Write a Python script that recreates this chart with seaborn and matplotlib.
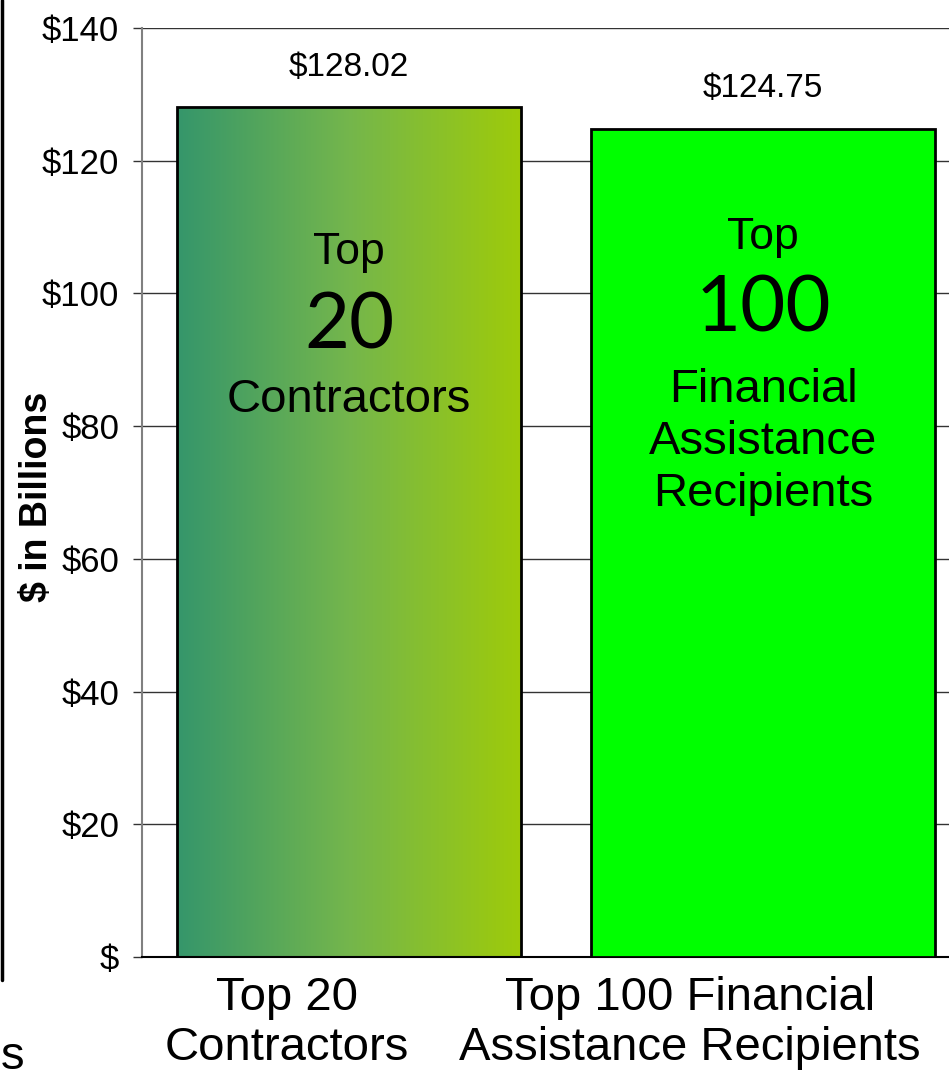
import numpy as np
import pandas as pd
import seaborn as sns
import matplotlib.pyplot as plt
import matplotlib.transforms as mtransforms
from matplotlib.colors import LinearSegmentedColormap
from matplotlib.lines import Line2D

# data
categories = ["Top 20\nContractors", "Top 100 Financial\nAssistance Recipients"]
values = [128.02, 124.75]
value_labels = ["$128.02", "$124.75"]
bar_colors = ["#6aae3c", "#00ff00"]
inner_top = ["Top", "Top"]
inner_number = ["20", "100"]
inner_bottom = ["Contractors", "Financial\nAssistance\nRecipients"]
yticks = [0, 20, 40, 60, 80, 100, 120, 140]
ytick_labels = ["$", "$20", "$40", "$60", "$80", "$100", "$120", "$140"]

sns.set_style("white")
plt.rcParams['font.family'] = ['Liberation Sans', 'DejaVu Sans']
plt.rcParams['text.color'] = 'black'
plt.rcParams['xtick.color'] = 'black'
plt.rcParams['ytick.color'] = 'black'
plt.rcParams['axes.labelcolor'] = 'black'

fig = plt.figure(figsize=(9.49, 10.8), dpi=100)
ax = fig.add_axes([142/949, 123/1080, 828/949, 929/1080])

df = pd.DataFrame({'cat': categories, 'val': values})
sns.barplot(data=df, x='cat', y='val', hue='cat', palette=bar_colors,
            saturation=1, width=0.83, edgecolor='black', linewidth=2,
            legend=False, ax=ax, zorder=2)

# gradient fill for the first bar
grad_cmap = LinearSegmentedColormap.from_list(
    'grad', ['#35966b', '#74b64c', '#9ecb0a'])
p = ax.patches[0]
x0, w, h = p.get_x(), p.get_width(), p.get_height()
im = ax.imshow(np.linspace(0, 1, 256).reshape(1, -1), cmap=grad_cmap,
               extent=[x0, x0 + w, 0, h], aspect='auto', zorder=2.5)
im.set_clip_path(p)
p.set_facecolor('none')
p.set_zorder(3)
ax.patches[1].set_zorder(3)

ax.set_xlim(-0.5, 1.5)
ax.set_ylim(0, 140)

# value labels above bars
for i, (v, lab) in enumerate(zip(values, value_labels)):
    ax.annotate(lab, xy=(i, v), xytext=(0, 29), textcoords='offset points',
                ha='center', va='center', fontsize=24)

# text inside the bars
num_font = ['Lato', 'DejaVu Sans']
ax.text(0, 106.1, inner_top[0], ha='center', va='center', fontsize=32, zorder=4)
ax.text(0, 94.9, inner_number[0], ha='center', va='center', fontsize=56,
        family=num_font, fontweight='normal', zorder=4)
ax.text(0, 83.9, inner_bottom[0], ha='center', va='center', fontsize=34, zorder=4)
ax.text(1, 108.4, inner_top[1], ha='center', va='center', fontsize=32, zorder=4)
ax.text(1, 97.5, inner_number[1], ha='center', va='center', fontsize=56,
        family=num_font, fontweight='normal', zorder=4)
ax.text(1, 77.6, inner_bottom[1], ha='center', va='center', fontsize=34,
        linespacing=1.23, zorder=4)

# axes styling
ax.set_yticks(yticks)
ax.set_yticklabels(ytick_labels)
ax.tick_params(axis='y', length=6.5, color='#333333', width=1, pad=10,
               labelsize=25, left=True)
ax.yaxis.grid(True, color='#333333', linewidth=1)
ax.set_axisbelow(True)

ax.set_xticks([0, 1])
ax.set_xticklabels(categories, fontsize=34, linespacing=1.15)
ax.tick_params(axis='x', length=0, pad=14)
for lbl, dx in zip(ax.get_xticklabels(), [-62, -73]):
    lbl.set_transform(lbl.get_transform() +
                      mtransforms.ScaledTranslation(dx / 100, 0, fig.dpi_scale_trans))

ax.set_xlabel('')
ax.set_ylabel('')
fig.text(37/949, 1 - 497/1080, '$ in Billions', rotation=90, fontsize=27,
         fontweight='bold', ha='center', va='center')

sns.despine(ax=ax, top=True, right=True)
ax.spines['left'].set_color('#808080')
ax.spines['left'].set_linewidth(1.5)
ax.spines['bottom'].set_color('black')
ax.spines['bottom'].set_linewidth(1.5)

# cropped remnants at the left edge
fig.add_artist(Line2D([2/949, 2/949], [1 - 980/1080, 1], color='black',
                      linewidth=2.5, transform=fig.transFigure))
fig.text(1/949, 1 - 1057/1080, 's', ha='left', va='center', fontsize=34)

fig.savefig('out.png', dpi=100)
- - -
■ PROBLEM REQUIREMENTS
Look through the material above and pick out each line holding the word "seaborn".

■ COMPLETE ANSWER
Write a Python script that recreates this chart with seaborn and matplotlib.
import seaborn as sns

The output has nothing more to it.